Rep: Dessy Suciati Saputri/Iit Septyaningsih/ Red: Friska Yolandha
Presiden Joko Widodo menjadi pembicara pada sesi World Leaders Summit on Forest and Land Use di Scotish Event Campus di KTT Perubahan Iklim PBB (COP26) di Glasgow, Skotlandia, Britania Raya.
Foto: ANTARA FOTO/Biro Pers dan Media Kepresidenan/
Presiden Joko Widodo menjadi pembicara pada sesi World Leaders Summit on Forest and Land Use di Scotish Event Campus di KTT Perubahan Iklim PBB (COP26) di Glasgow, Skotlandia, Britania Raya.

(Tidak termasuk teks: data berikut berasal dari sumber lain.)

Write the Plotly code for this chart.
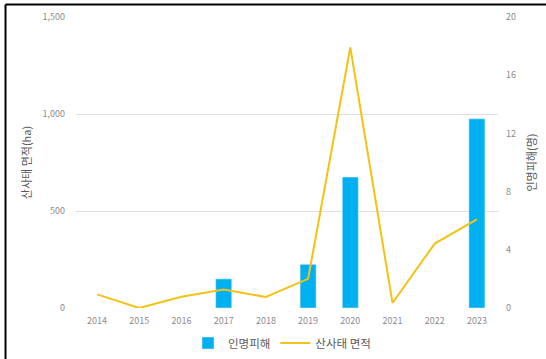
import plotly.graph_objects as go

years = ["2014", "2015", "2016", "2017", "2018", "2019", "2020", "2021", "2022", "2023"]
casualties = [None, None, None, 2, None, 3, 9, None, None, 13]      # 인명피해(명)
landslide_area = [70, 0, 58, 95, 57, 150, 1343, 26, 332, 457]       # 산사태 면적(ha)

BAR_COLOR = "#00B0F0"
LINE_COLOR = "#F2C314"
TICK_FONT = dict(family="Noto Sans CJK KR", size=9, color="#8c8c8c")
TITLE_FONT = dict(family="Noto Sans CJK KR", size=11, color="#595959")

fig = go.Figure()
fig.add_trace(go.Bar(
    x=years, y=casualties, name="인명피해", marker_color=BAR_COLOR,
    width=0.38, yaxis="y",
))
fig.add_trace(go.Scatter(
    x=years, y=landslide_area, name="산사태 면적", mode="lines",
    line=dict(color=LINE_COLOR, width=2), yaxis="y2",
))

L, R, T, B = 76, 48, 17, 51
W, H = 546, 359
pw, ph = W - L - R, H - T - B

def px_x(x):
    return (x - L) / pw

def px_y(y):
    return (H - B - y) / ph

fig.update_layout(
    width=W, height=H,
    margin=dict(l=L, r=R, t=T, b=B, pad=0, autoexpand=False),
    paper_bgcolor="white", plot_bgcolor="white",
    font=dict(family="Noto Sans CJK KR"),
    xaxis=dict(type="category", showgrid=False, showline=False, ticks="",
               tickfont=TICK_FONT, zeroline=False, ticklabelstandoff=6),
    yaxis=dict(side="right", range=[0, 20], dtick=4, showgrid=False, zeroline=False,
               tickfont=TICK_FONT, ticks="", showline=False, ticklabelstandoff=7,
               title=dict(text="인명피해(명)", font=TICK_FONT | dict(size=11, color="#595959"), standoff=13)),
    yaxis2=dict(side="left", overlaying="y", range=[0, 1500], dtick=500,
                tickformat=",", showgrid=True, gridcolor="#e0e0e0", gridwidth=1,
                zeroline=False, tickfont=TICK_FONT, ticks="", showline=False,
                ticklabelstandoff=10,
                title=dict(text="산사태 면적(ha)", font=TITLE_FONT, standoff=8)),
    showlegend=True,
    legend=dict(orientation="h", x=px_x(282), xanchor="center", y=px_y(343), yanchor="middle",
                font=dict(family="Noto Sans CJK KR", size=11.5, color="#595959"),
                bgcolor="rgba(0,0,0,0)", itemwidth=30),
    shapes=[
        dict(type="line", xref="paper", yref="paper",
             x0=px_x(5.5), x1=px_x(5.5), y0=px_y(4.5), y1=px_y(360),
             line=dict(color="black", width=2)),
        dict(type="line", xref="paper", yref="paper",
             x0=px_x(5.5), x1=px_x(547), y0=px_y(4.5), y1=px_y(4.5),
             line=dict(color="black", width=2)),
    ],
)

fig.write_html("out.html")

REPUBLIKA.CO.ID, Dessy Suciati Saputri, Iit Septyaningsih

JAKARTA -- Presiden Joko Widodo (Jokowi) menyampaikan, Indonesia memiliki potensi alam yang sangat besar. Karena itu, Indonesia akan terus berkontribusi dalam penanganan perubahan iklim yang menjadi ancaman besar bagi kemakmuran dan pembangunan global. Menurutnya, solidaritas, kemitraan, kerja sama, dan kolaborasi global merupakan kunci. 

Baca Juga

Hal ini disampaikannya saat berbicara pada KTT Pemimpin Dunia tentang Perubahan Iklim atau COP26 di Scottish Event Campus, Glasgow, Skotlandia, Senin (1/11). "Laju deforestasi turun signifikan, terendah dalam 20 tahun terakhir. Kebakaran hutan turun 82 persen pada 2020," ujar Jokowi dikutip dari siaran resmi Istana pada Selasa (2/11).

Tak hanya itu, Indonesia juga telah memulai rehabilitasi hutan mangrove seluas 600 ribu hektare sampai 2024 yang merupakan terluas di dunia. Indonesia juga telah merehabilitasi 3 juta lahan kritis antara 2010-2019.

"Sektor yang semula menyumbang 60 persen emisi Indonesia, akan mencapai carbon net sink selambatnya tahun 2030," tambahnya.

Di sektor energi, Indonesia juga terus bergerak dalam pengembangan ekosistem mobil listrik dan pembangunan pembangkit tenaga surya terbesar di Asia Tenggara. Selain itu, Indonesia juga memanfaatkan energi baru terbarukan, termasuk biofuel, serta pengembangan industri berbasis energi bersih, termasuk pembangunan kawasan industri hijau terbesar di dunia di Kalimantan Utara.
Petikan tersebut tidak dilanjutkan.